%%

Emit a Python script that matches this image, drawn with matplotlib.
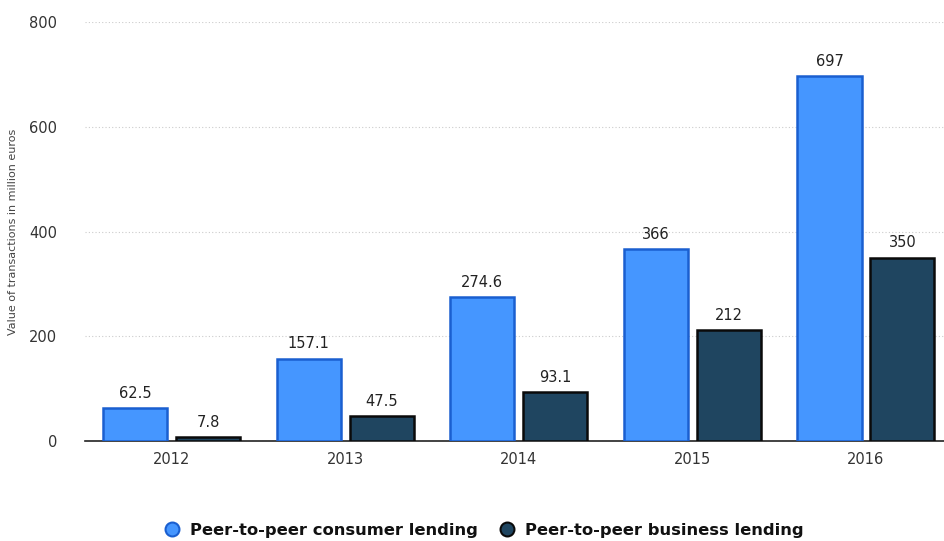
import matplotlib
matplotlib.use("Agg")
import matplotlib.pyplot as plt
import numpy as np
from matplotlib.lines import Line2D

years = ["2012", "2013", "2014", "2015", "2016"]
consumer = [62.5, 157.1, 274.6, 366, 697]
business = [7.8, 47.5, 93.1, 212, 350]
consumer_labels = ["62.5", "157.1", "274.6", "366", "697"]
business_labels = ["7.8", "47.5", "93.1", "212", "350"]

c_face, c_edge = "#4596ff", "#1a5fd0"
b_face, b_edge = "#1f4560", "#0a0a0a"

fig = plt.figure(figsize=(9.44, 5.41), dpi=100)
ax = fig.add_axes([0.09, 0.185, 0.91, 0.774])

x = np.arange(len(years))
w = 0.37
off = 0.21
ax.bar(x - off, consumer, w, color=c_face, edgecolor=c_edge, linewidth=1.8, zorder=3)
ax.bar(x + off, business, w, color=b_face, edgecolor=b_edge, linewidth=1.8, zorder=3)

for xi, v, t in zip(x - off, consumer, consumer_labels):
    ax.text(xi, v + 14, t, ha="center", va="bottom", fontsize=10.5, color="#222222")
for xi, v, t in zip(x + off, business, business_labels):
    ax.text(xi, v + 14, t, ha="center", va="bottom", fontsize=10.5, color="#222222")

ax.set_xlim(-0.5, 4.45)
ax.set_ylim(0, 800)
ax.set_yticks([0, 200, 400, 600, 800])
ax.set_xticks(x)
ax.set_xticklabels(years)
ax.tick_params(axis="both", length=0, labelsize=10.5, labelcolor="#333333")
ax.tick_params(axis="y", pad=20)
ax.tick_params(axis="x", pad=8)
ax.grid(axis="y", linestyle=(0, (1, 2)), color="#cccccc", linewidth=0.8, zorder=0)
for s in ["top", "right", "left"]:
    ax.spines[s].set_visible(False)
ax.spines["bottom"].set_color("#222222")
ax.spines["bottom"].set_linewidth(1.2)
ax.set_ylabel("Value of transactions in million euros", fontsize=8, color="#444444", labelpad=8)

handles = [
    Line2D([], [], marker="o", linestyle="", markersize=10, markerfacecolor=c_face, markeredgecolor=c_edge, markeredgewidth=1.5),
    Line2D([], [], marker="o", linestyle="", markersize=10, markerfacecolor=b_face, markeredgecolor=b_edge, markeredgewidth=1.5),
]
fig.legend(handles, ["Peer-to-peer consumer lending", "Peer-to-peer business lending"],
           loc="center", bbox_to_anchor=(0.508, 0.02), ncol=2, frameon=False,
           prop={"weight": "bold", "size": 11.8}, handletextpad=0.1, columnspacing=0.8,
           labelcolor="#111111")

fig.savefig("out.png", dpi=100)
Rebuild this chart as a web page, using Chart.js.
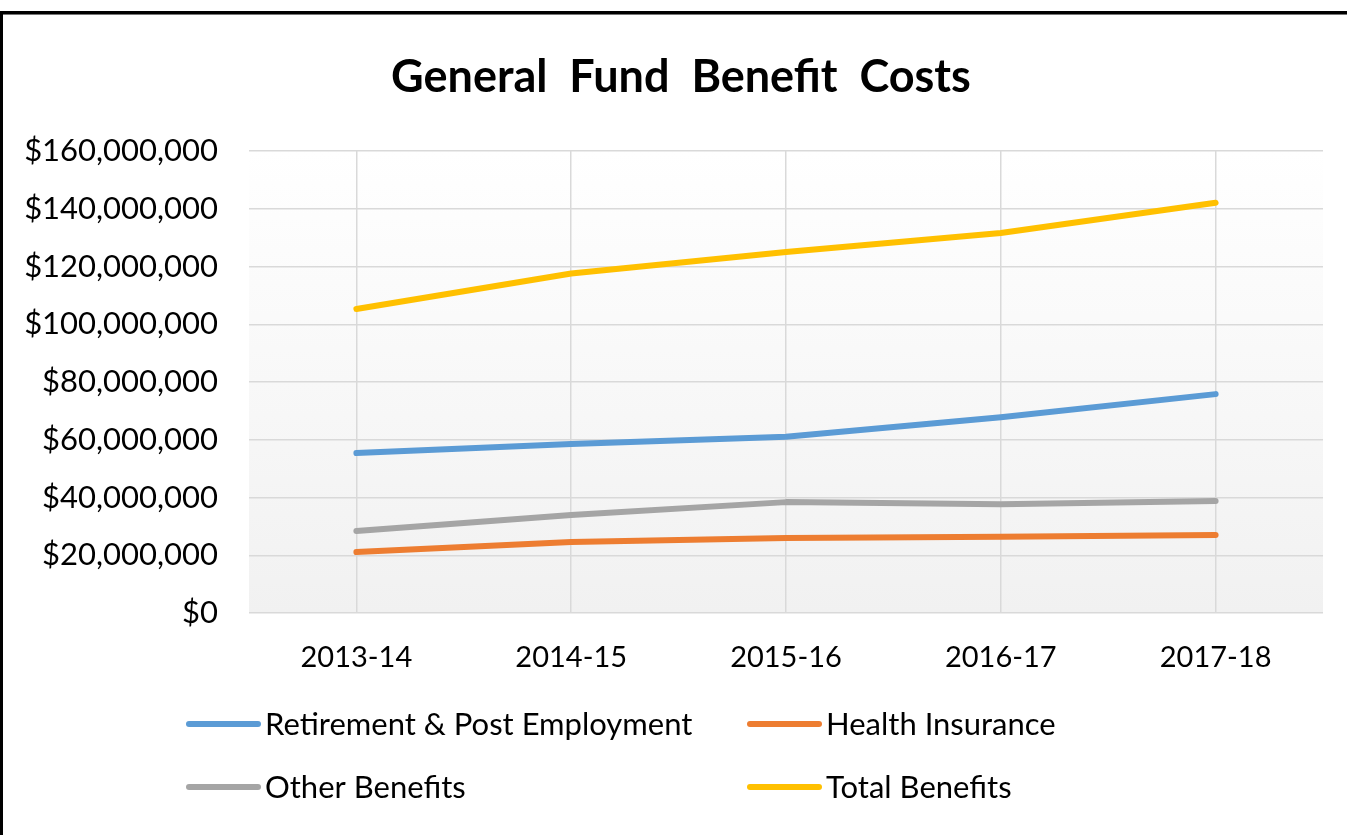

%%

### [To do]
Give all the entries again exactly, dropping each picture.

### [Response to the exercise]
Emit a Python script that matches this image, drawn with matplotlib.
import matplotlib
matplotlib.use("Agg")
import matplotlib.pyplot as plt
import numpy as np
from matplotlib.lines import Line2D

years = ["2012", "2013", "2014", "2015", "2016"]
consumer = [62.5, 157.1, 274.6, 366, 697]
business = [7.8, 47.5, 93.1, 212, 350]
consumer_labels = ["62.5", "157.1", "274.6", "366", "697"]
business_labels = ["7.8", "47.5", "93.1", "212", "350"]

c_face, c_edge = "#4596ff", "#1a5fd0"
b_face, b_edge = "#1f4560", "#0a0a0a"

fig = plt.figure(figsize=(9.44, 5.41), dpi=100)
ax = fig.add_axes([0.09, 0.185, 0.91, 0.774])

x = np.arange(len(years))
w = 0.37
off = 0.21
ax.bar(x - off, consumer, w, color=c_face, edgecolor=c_edge, linewidth=1.8, zorder=3)
ax.bar(x + off, business, w, color=b_face, edgecolor=b_edge, linewidth=1.8, zorder=3)

for xi, v, t in zip(x - off, consumer, consumer_labels):
    ax.text(xi, v + 14, t, ha="center", va="bottom", fontsize=10.5, color="#222222")
for xi, v, t in zip(x + off, business, business_labels):
    ax.text(xi, v + 14, t, ha="center", va="bottom", fontsize=10.5, color="#222222")

ax.set_xlim(-0.5, 4.45)
ax.set_ylim(0, 800)
ax.set_yticks([0, 200, 400, 600, 800])
ax.set_xticks(x)
ax.set_xticklabels(years)
ax.tick_params(axis="both", length=0, labelsize=10.5, labelcolor="#333333")
ax.tick_params(axis="y", pad=20)
ax.tick_params(axis="x", pad=8)
ax.grid(axis="y", linestyle=(0, (1, 2)), color="#cccccc", linewidth=0.8, zorder=0)
for s in ["top", "right", "left"]:
    ax.spines[s].set_visible(False)
ax.spines["bottom"].set_color("#222222")
ax.spines["bottom"].set_linewidth(1.2)
ax.set_ylabel("Value of transactions in million euros", fontsize=8, color="#444444", labelpad=8)

handles = [
    Line2D([], [], marker="o", linestyle="", markersize=10, markerfacecolor=c_face, markeredgecolor=c_edge, markeredgewidth=1.5),
    Line2D([], [], marker="o", linestyle="", markersize=10, markerfacecolor=b_face, markeredgecolor=b_edge, markeredgewidth=1.5),
]
fig.legend(handles, ["Peer-to-peer consumer lending", "Peer-to-peer business lending"],
           loc="center", bbox_to_anchor=(0.508, 0.02), ncol=2, frameon=False,
           prop={"weight": "bold", "size": 11.8}, handletextpad=0.1, columnspacing=0.8,
           labelcolor="#111111")

fig.savefig("out.png", dpi=100)
Rebuild this chart as a web page, using Chart.js.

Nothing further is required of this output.